Find what’s the IP address that has the most requests in this file (there’s no tie; the IP is unique). Write the solution into a file /home/admin/highestip.txt. For example, if your solution is “1.2.3.4”, you can do echo "1.2.3.4" > /home/admin/highestip.txt Link to heading

For starters, we can read the log file to learn about the format.

admin@ip-172-31-27-155:/$ head -n 2 /home/admin/access.log
83.149.9.216 - - [17/May/2015:10:05:03 +0000] "GET /presentations/logstash-monitorama-2013/images/kibana-search.png HTTP/1.1" 200 203023 "http://semicomplete.com/presentations/logstash-monitorama-2013/" "Mozilla/5.0 (Macintosh; Intel Mac OS X 10_9_1) AppleWebKit/537.36 (KHTML, like Gecko) Chrome/32.0.1700.77 Safari/537.36"
83.149.9.216 - - [17/May/2015:10:05:43 +0000] "GET /presentations/logstash-monitorama-2013/images/kibana-dashboard3.png HTTP/1.1" 200 171717 "http://semicomplete.com/presentations/logstash-monitorama-2013/" "Mozilla/5.0 (Macintosh; Intel Mac OS X 10_9_1) AppleWebKit/537.36 (KHTML, like Gecko) Chrome/32.0.1700.77 Safari/537.36"

So we know that the IP address sits at the first column of the information we have of each log entry, and since we want to write the most common IP address to /home/admin/highestip.txt, this is what we come up with.

cat /home/admin/access.log | awk ‘{print $1}’ | sort | uniq -c | sort -n | tail -n 1 | awk ‘{print $2}’

With this command, we should open the log file, count the occurrences of each IP address, and then get the most common.

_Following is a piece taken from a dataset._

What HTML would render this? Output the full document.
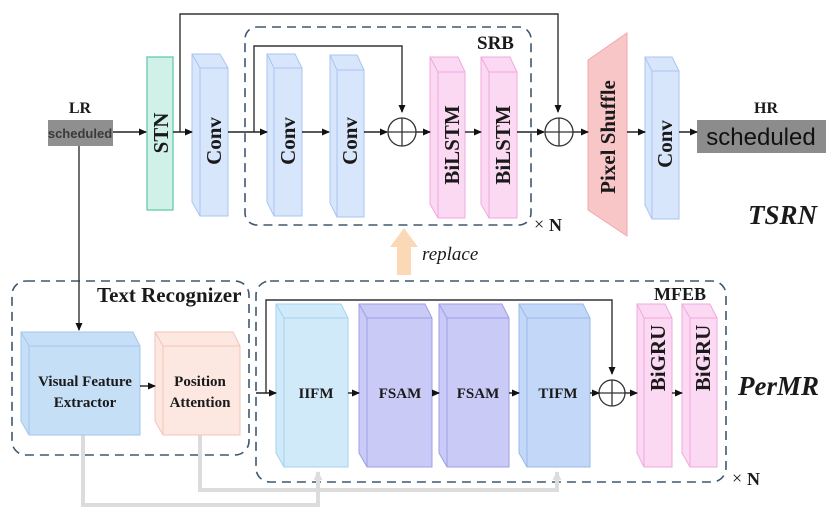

Let’s break it down.

  • cat /home/admin/access.log: Reads the content of the file /home/admin/access.log and redirects it to the next command in the pipeline.

  • awk '{print $1}': Extracts the first field (IP address) of each HTTP request.

  • sort: Sorts the IP addresses.

  • uniq -c: Counts the occurrence of each IP address. returns something in the format <count> <IP_address>.

  • sort -n: Sorts by count.

  • tail -n 1: Returns the last line of the sorted list, which would be the most common IP address.

  • awk '{print $2}': Extracts the second field (IP address) of the output of tail.

We run the command, and write the output to /home/admin/highestip.txt.

admin@ip-172-31-27-155:/$ cat /home/admin/access.log | awk '{print $1}' | sort | uniq -c | sort -n | tail -n 1 | awk '{print $2}' > /home/admin/highestip.txt
admin@ip-172-31-27-155:/$ cat /home/admin/highestip.txt
66.249.73.135